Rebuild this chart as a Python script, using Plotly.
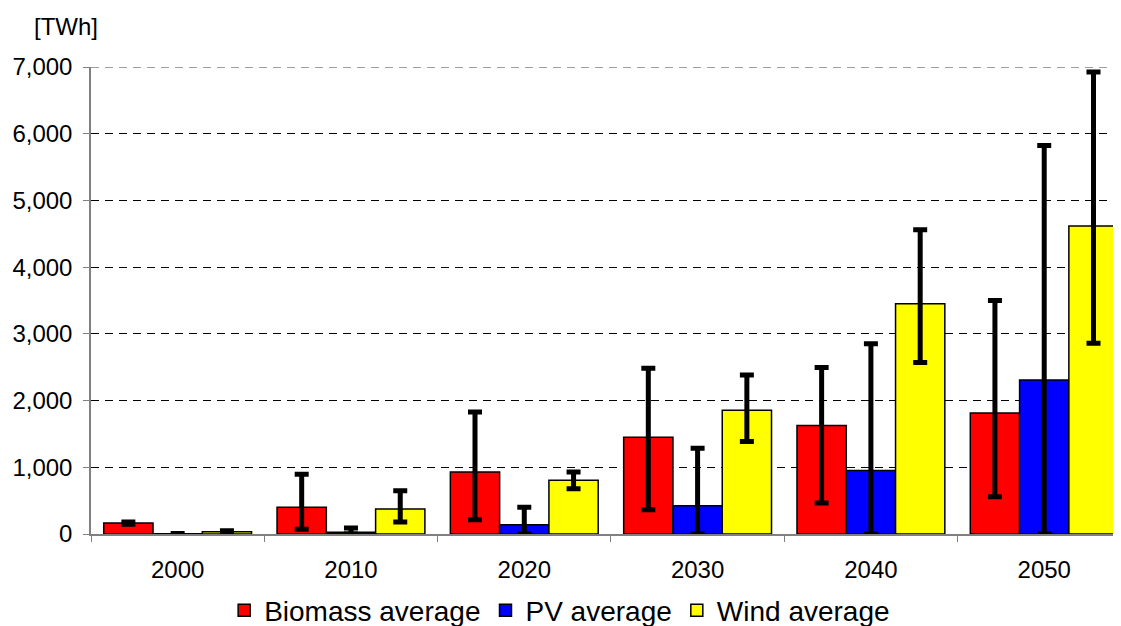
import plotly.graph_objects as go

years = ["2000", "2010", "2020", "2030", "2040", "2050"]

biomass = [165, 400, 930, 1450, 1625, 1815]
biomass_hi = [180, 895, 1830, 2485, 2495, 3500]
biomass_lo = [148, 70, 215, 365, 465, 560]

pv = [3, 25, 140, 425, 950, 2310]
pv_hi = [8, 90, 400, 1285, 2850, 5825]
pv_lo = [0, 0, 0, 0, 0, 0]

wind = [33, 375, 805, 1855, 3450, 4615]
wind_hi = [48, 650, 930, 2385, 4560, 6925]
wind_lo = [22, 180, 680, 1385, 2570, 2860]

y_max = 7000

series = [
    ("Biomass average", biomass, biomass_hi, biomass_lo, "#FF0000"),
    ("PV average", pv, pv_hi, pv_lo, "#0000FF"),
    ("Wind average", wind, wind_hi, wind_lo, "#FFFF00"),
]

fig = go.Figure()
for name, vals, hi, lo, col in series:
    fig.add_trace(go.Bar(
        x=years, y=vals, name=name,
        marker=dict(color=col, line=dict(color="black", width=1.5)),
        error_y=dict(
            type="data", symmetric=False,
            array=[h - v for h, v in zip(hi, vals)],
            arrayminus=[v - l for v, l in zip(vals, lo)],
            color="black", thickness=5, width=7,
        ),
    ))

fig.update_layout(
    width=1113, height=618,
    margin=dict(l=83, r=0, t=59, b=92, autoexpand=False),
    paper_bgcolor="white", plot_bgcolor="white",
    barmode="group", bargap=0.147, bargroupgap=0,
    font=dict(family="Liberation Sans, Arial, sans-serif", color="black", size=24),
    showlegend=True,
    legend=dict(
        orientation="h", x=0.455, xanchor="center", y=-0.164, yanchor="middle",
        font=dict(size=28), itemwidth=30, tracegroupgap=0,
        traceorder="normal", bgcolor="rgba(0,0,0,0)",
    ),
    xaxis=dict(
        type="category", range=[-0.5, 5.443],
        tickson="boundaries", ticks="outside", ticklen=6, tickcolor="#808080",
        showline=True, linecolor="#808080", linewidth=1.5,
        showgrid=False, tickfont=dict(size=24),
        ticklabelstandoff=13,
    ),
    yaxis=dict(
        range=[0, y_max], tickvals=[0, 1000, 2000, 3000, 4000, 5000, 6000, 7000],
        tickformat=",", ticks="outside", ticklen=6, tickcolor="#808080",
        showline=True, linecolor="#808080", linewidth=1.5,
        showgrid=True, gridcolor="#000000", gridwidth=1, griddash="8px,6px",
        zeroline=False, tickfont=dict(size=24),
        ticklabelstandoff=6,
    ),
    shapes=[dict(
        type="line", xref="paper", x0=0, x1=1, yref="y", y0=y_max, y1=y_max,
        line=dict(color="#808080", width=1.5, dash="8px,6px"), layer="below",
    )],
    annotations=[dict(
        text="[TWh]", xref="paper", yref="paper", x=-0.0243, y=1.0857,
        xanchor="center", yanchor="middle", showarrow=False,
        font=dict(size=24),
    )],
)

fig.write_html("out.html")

--------

_DIRECTION_: Quote in full the listing given above; the images are to be left out.

_WORKED ANSWER_:
Rebuild this chart as a Python script, using Plotly.
import plotly.graph_objects as go

years = ["2000", "2010", "2020", "2030", "2040", "2050"]

biomass = [165, 400, 930, 1450, 1625, 1815]
biomass_hi = [180, 895, 1830, 2485, 2495, 3500]
biomass_lo = [148, 70, 215, 365, 465, 560]

pv = [3, 25, 140, 425, 950, 2310]
pv_hi = [8, 90, 400, 1285, 2850, 5825]
pv_lo = [0, 0, 0, 0, 0, 0]

wind = [33, 375, 805, 1855, 3450, 4615]
wind_hi = [48, 650, 930, 2385, 4560, 6925]
wind_lo = [22, 180, 680, 1385, 2570, 2860]

y_max = 7000

series = [
    ("Biomass average", biomass, biomass_hi, biomass_lo, "#FF0000"),
    ("PV average", pv, pv_hi, pv_lo, "#0000FF"),
    ("Wind average", wind, wind_hi, wind_lo, "#FFFF00"),
]

fig = go.Figure()
for name, vals, hi, lo, col in series:
    fig.add_trace(go.Bar(
        x=years, y=vals, name=name,
        marker=dict(color=col, line=dict(color="black", width=1.5)),
        error_y=dict(
            type="data", symmetric=False,
            array=[h - v for h, v in zip(hi, vals)],
            arrayminus=[v - l for v, l in zip(vals, lo)],
            color="black", thickness=5, width=7,
        ),
    ))

fig.update_layout(
    width=1113, height=618,
    margin=dict(l=83, r=0, t=59, b=92, autoexpand=False),
    paper_bgcolor="white", plot_bgcolor="white",
    barmode="group", bargap=0.147, bargroupgap=0,
    font=dict(family="Liberation Sans, Arial, sans-serif", color="black", size=24),
    showlegend=True,
    legend=dict(
        orientation="h", x=0.455, xanchor="center", y=-0.164, yanchor="middle",
        font=dict(size=28), itemwidth=30, tracegroupgap=0,
        traceorder="normal", bgcolor="rgba(0,0,0,0)",
    ),
    xaxis=dict(
        type="category", range=[-0.5, 5.443],
        tickson="boundaries", ticks="outside", ticklen=6, tickcolor="#808080",
        showline=True, linecolor="#808080", linewidth=1.5,
        showgrid=False, tickfont=dict(size=24),
        ticklabelstandoff=13,
    ),
    yaxis=dict(
        range=[0, y_max], tickvals=[0, 1000, 2000, 3000, 4000, 5000, 6000, 7000],
        tickformat=",", ticks="outside", ticklen=6, tickcolor="#808080",
        showline=True, linecolor="#808080", linewidth=1.5,
        showgrid=True, gridcolor="#000000", gridwidth=1, griddash="8px,6px",
        zeroline=False, tickfont=dict(size=24),
        ticklabelstandoff=6,
    ),
    shapes=[dict(
        type="line", xref="paper", x0=0, x1=1, yref="y", y0=y_max, y1=y_max,
        line=dict(color="#808080", width=1.5, dash="8px,6px"), layer="below",
    )],
    annotations=[dict(
        text="[TWh]", xref="paper", yref="paper", x=-0.0243, y=1.0857,
        xanchor="center", yanchor="middle", showarrow=False,
        font=dict(size=24),
    )],
)

fig.write_html("out.html")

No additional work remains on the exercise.